SHORT EXERCISE
Word for word, retype every entry in the listing.

ENTRIES SUPPLIED
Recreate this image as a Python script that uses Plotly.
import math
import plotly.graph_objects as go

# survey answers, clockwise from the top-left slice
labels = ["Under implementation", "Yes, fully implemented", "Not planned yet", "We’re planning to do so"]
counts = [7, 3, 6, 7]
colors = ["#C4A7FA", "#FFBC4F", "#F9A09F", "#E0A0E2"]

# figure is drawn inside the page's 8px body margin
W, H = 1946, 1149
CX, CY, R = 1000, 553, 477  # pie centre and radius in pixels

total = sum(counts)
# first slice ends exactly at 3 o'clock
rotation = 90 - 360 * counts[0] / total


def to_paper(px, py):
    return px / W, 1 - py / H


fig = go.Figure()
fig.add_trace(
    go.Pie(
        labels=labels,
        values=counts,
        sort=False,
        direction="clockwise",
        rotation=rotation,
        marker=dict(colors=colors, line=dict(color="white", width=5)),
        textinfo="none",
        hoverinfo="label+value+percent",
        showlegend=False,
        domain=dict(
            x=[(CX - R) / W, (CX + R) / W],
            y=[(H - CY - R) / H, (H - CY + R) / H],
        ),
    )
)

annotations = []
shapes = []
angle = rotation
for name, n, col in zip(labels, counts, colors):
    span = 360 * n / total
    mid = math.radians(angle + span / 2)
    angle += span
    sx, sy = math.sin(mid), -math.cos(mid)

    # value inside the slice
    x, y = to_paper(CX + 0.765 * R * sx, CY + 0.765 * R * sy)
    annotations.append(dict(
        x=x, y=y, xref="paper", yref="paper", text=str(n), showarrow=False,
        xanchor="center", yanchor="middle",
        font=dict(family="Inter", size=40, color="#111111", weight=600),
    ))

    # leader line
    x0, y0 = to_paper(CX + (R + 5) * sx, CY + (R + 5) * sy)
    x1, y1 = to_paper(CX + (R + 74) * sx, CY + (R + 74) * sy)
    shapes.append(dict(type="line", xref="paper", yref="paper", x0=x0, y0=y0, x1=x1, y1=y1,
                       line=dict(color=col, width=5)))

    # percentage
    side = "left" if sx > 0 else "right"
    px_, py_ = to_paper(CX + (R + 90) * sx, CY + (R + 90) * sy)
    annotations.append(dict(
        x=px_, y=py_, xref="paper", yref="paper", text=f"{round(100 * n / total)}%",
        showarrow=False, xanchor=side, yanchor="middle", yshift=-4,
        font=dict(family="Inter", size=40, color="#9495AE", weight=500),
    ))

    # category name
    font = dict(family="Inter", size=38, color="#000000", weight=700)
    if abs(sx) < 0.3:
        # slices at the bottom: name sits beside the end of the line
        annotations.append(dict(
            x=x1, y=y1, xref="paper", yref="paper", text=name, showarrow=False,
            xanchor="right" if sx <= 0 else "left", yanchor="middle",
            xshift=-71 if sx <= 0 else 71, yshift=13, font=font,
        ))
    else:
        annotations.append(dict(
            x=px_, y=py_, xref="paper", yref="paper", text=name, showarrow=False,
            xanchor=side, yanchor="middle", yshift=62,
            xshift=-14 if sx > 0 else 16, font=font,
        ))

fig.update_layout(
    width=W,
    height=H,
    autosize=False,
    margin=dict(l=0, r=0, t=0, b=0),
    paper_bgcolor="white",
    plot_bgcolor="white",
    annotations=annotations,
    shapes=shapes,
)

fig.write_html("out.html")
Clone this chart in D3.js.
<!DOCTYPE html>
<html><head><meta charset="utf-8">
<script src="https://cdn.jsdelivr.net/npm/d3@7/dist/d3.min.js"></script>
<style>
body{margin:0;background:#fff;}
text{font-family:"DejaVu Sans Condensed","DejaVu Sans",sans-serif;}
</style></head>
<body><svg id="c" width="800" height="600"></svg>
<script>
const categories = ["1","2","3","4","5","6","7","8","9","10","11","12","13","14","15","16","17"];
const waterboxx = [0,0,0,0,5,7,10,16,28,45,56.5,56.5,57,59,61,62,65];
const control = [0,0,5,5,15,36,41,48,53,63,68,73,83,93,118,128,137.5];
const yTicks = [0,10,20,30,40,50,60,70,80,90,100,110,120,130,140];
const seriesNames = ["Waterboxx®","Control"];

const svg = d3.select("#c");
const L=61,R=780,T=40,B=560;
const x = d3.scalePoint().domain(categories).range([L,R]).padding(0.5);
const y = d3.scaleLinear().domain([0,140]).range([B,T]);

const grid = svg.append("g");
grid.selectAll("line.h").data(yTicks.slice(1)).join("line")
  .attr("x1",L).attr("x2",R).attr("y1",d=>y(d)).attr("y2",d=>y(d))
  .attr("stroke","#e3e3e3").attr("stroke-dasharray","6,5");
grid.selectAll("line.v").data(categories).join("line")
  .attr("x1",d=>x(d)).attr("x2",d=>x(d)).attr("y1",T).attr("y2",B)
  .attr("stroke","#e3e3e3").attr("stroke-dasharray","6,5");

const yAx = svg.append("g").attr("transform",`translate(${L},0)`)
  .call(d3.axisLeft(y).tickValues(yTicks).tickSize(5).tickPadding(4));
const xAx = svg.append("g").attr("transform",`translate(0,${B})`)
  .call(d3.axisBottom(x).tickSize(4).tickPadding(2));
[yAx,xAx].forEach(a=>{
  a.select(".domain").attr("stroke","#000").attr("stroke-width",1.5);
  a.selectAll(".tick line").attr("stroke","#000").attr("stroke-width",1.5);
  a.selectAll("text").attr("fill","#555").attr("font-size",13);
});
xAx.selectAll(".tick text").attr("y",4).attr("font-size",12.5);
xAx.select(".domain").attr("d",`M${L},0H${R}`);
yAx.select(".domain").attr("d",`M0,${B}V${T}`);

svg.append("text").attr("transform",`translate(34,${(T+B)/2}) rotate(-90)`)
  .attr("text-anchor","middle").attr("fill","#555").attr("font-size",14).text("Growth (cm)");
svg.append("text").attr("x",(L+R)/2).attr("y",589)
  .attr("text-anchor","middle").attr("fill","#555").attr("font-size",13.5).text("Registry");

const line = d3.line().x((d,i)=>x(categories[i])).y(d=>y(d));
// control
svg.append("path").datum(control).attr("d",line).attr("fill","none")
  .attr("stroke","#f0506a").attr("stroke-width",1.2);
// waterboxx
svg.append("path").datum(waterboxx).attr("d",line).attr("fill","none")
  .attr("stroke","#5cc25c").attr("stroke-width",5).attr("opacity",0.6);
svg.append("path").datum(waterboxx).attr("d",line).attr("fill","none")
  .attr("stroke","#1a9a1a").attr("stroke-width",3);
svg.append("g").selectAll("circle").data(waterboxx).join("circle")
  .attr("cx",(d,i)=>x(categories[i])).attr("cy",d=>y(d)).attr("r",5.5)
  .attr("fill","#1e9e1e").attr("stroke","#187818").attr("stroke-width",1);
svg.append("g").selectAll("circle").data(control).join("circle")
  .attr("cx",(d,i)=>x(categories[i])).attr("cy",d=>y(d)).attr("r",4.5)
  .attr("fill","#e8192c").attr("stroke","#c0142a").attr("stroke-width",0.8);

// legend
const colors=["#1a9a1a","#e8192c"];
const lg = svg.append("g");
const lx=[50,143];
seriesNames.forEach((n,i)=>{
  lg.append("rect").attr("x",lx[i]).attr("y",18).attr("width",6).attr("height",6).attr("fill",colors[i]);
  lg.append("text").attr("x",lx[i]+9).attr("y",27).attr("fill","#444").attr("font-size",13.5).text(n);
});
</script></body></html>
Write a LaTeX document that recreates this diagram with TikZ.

ANSWER TO THE EXERCISE
Recreate this image as a Python script that uses Plotly.
import math
import plotly.graph_objects as go

# survey answers, clockwise from the top-left slice
labels = ["Under implementation", "Yes, fully implemented", "Not planned yet", "We’re planning to do so"]
counts = [7, 3, 6, 7]
colors = ["#C4A7FA", "#FFBC4F", "#F9A09F", "#E0A0E2"]

# figure is drawn inside the page's 8px body margin
W, H = 1946, 1149
CX, CY, R = 1000, 553, 477  # pie centre and radius in pixels

total = sum(counts)
# first slice ends exactly at 3 o'clock
rotation = 90 - 360 * counts[0] / total


def to_paper(px, py):
    return px / W, 1 - py / H


fig = go.Figure()
fig.add_trace(
    go.Pie(
        labels=labels,
        values=counts,
        sort=False,
        direction="clockwise",
        rotation=rotation,
        marker=dict(colors=colors, line=dict(color="white", width=5)),
        textinfo="none",
        hoverinfo="label+value+percent",
        showlegend=False,
        domain=dict(
            x=[(CX - R) / W, (CX + R) / W],
            y=[(H - CY - R) / H, (H - CY + R) / H],
        ),
    )
)

annotations = []
shapes = []
angle = rotation
for name, n, col in zip(labels, counts, colors):
    span = 360 * n / total
    mid = math.radians(angle + span / 2)
    angle += span
    sx, sy = math.sin(mid), -math.cos(mid)

    # value inside the slice
    x, y = to_paper(CX + 0.765 * R * sx, CY + 0.765 * R * sy)
    annotations.append(dict(
        x=x, y=y, xref="paper", yref="paper", text=str(n), showarrow=False,
        xanchor="center", yanchor="middle",
        font=dict(family="Inter", size=40, color="#111111", weight=600),
    ))

    # leader line
    x0, y0 = to_paper(CX + (R + 5) * sx, CY + (R + 5) * sy)
    x1, y1 = to_paper(CX + (R + 74) * sx, CY + (R + 74) * sy)
    shapes.append(dict(type="line", xref="paper", yref="paper", x0=x0, y0=y0, x1=x1, y1=y1,
                       line=dict(color=col, width=5)))

    # percentage
    side = "left" if sx > 0 else "right"
    px_, py_ = to_paper(CX + (R + 90) * sx, CY + (R + 90) * sy)
    annotations.append(dict(
        x=px_, y=py_, xref="paper", yref="paper", text=f"{round(100 * n / total)}%",
        showarrow=False, xanchor=side, yanchor="middle", yshift=-4,
        font=dict(family="Inter", size=40, color="#9495AE", weight=500),
    ))

    # category name
    font = dict(family="Inter", size=38, color="#000000", weight=700)
    if abs(sx) < 0.3:
        # slices at the bottom: name sits beside the end of the line
        annotations.append(dict(
            x=x1, y=y1, xref="paper", yref="paper", text=name, showarrow=False,
            xanchor="right" if sx <= 0 else "left", yanchor="middle",
            xshift=-71 if sx <= 0 else 71, yshift=13, font=font,
        ))
    else:
        annotations.append(dict(
            x=px_, y=py_, xref="paper", yref="paper", text=name, showarrow=False,
            xanchor=side, yanchor="middle", yshift=62,
            xshift=-14 if sx > 0 else 16, font=font,
        ))

fig.update_layout(
    width=W,
    height=H,
    autosize=False,
    margin=dict(l=0, r=0, t=0, b=0),
    paper_bgcolor="white",
    plot_bgcolor="white",
    annotations=annotations,
    shapes=shapes,
)

fig.write_html("out.html")
Clone this chart in D3.js.
<!DOCTYPE html>
<html><head><meta charset="utf-8">
<script src="https://cdn.jsdelivr.net/npm/d3@7/dist/d3.min.js"></script>
<style>
body{margin:0;background:#fff;}
text{font-family:"DejaVu Sans Condensed","DejaVu Sans",sans-serif;}
</style></head>
<body><svg id="c" width="800" height="600"></svg>
<script>
const categories = ["1","2","3","4","5","6","7","8","9","10","11","12","13","14","15","16","17"];
const waterboxx = [0,0,0,0,5,7,10,16,28,45,56.5,56.5,57,59,61,62,65];
const control = [0,0,5,5,15,36,41,48,53,63,68,73,83,93,118,128,137.5];
const yTicks = [0,10,20,30,40,50,60,70,80,90,100,110,120,130,140];
const seriesNames = ["Waterboxx®","Control"];

const svg = d3.select("#c");
const L=61,R=780,T=40,B=560;
const x = d3.scalePoint().domain(categories).range([L,R]).padding(0.5);
const y = d3.scaleLinear().domain([0,140]).range([B,T]);

const grid = svg.append("g");
grid.selectAll("line.h").data(yTicks.slice(1)).join("line")
  .attr("x1",L).attr("x2",R).attr("y1",d=>y(d)).attr("y2",d=>y(d))
  .attr("stroke","#e3e3e3").attr("stroke-dasharray","6,5");
grid.selectAll("line.v").data(categories).join("line")
  .attr("x1",d=>x(d)).attr("x2",d=>x(d)).attr("y1",T).attr("y2",B)
  .attr("stroke","#e3e3e3").attr("stroke-dasharray","6,5");

const yAx = svg.append("g").attr("transform",`translate(${L},0)`)
  .call(d3.axisLeft(y).tickValues(yTicks).tickSize(5).tickPadding(4));
const xAx = svg.append("g").attr("transform",`translate(0,${B})`)
  .call(d3.axisBottom(x).tickSize(4).tickPadding(2));
[yAx,xAx].forEach(a=>{
  a.select(".domain").attr("stroke","#000").attr("stroke-width",1.5);
  a.selectAll(".tick line").attr("stroke","#000").attr("stroke-width",1.5);
  a.selectAll("text").attr("fill","#555").attr("font-size",13);
});
xAx.selectAll(".tick text").attr("y",4).attr("font-size",12.5);
xAx.select(".domain").attr("d",`M${L},0H${R}`);
yAx.select(".domain").attr("d",`M0,${B}V${T}`);

svg.append("text").attr("transform",`translate(34,${(T+B)/2}) rotate(-90)`)
  .attr("text-anchor","middle").attr("fill","#555").attr("font-size",14).text("Growth (cm)");
svg.append("text").attr("x",(L+R)/2).attr("y",589)
  .attr("text-anchor","middle").attr("fill","#555").attr("font-size",13.5).text("Registry");

const line = d3.line().x((d,i)=>x(categories[i])).y(d=>y(d));
// control
svg.append("path").datum(control).attr("d",line).attr("fill","none")
  .attr("stroke","#f0506a").attr("stroke-width",1.2);
// waterboxx
svg.append("path").datum(waterboxx).attr("d",line).attr("fill","none")
  .attr("stroke","#5cc25c").attr("stroke-width",5).attr("opacity",0.6);
svg.append("path").datum(waterboxx).attr("d",line).attr("fill","none")
  .attr("stroke","#1a9a1a").attr("stroke-width",3);
svg.append("g").selectAll("circle").data(waterboxx).join("circle")
  .attr("cx",(d,i)=>x(categories[i])).attr("cy",d=>y(d)).attr("r",5.5)
  .attr("fill","#1e9e1e").attr("stroke","#187818").attr("stroke-width",1);
svg.append("g").selectAll("circle").data(control).join("circle")
  .attr("cx",(d,i)=>x(categories[i])).attr("cy",d=>y(d)).attr("r",4.5)
  .attr("fill","#e8192c").attr("stroke","#c0142a").attr("stroke-width",0.8);

// legend
const colors=["#1a9a1a","#e8192c"];
const lg = svg.append("g");
const lx=[50,143];
seriesNames.forEach((n,i)=>{
  lg.append("rect").attr("x",lx[i]).attr("y",18).attr("width",6).attr("height",6).attr("fill",colors[i]);
  lg.append("text").attr("x",lx[i]+9).attr("y",27).attr("fill","#444").attr("font-size",13.5).text(n);
});
</script></body></html>
Write a LaTeX document that recreates this diagram with TikZ.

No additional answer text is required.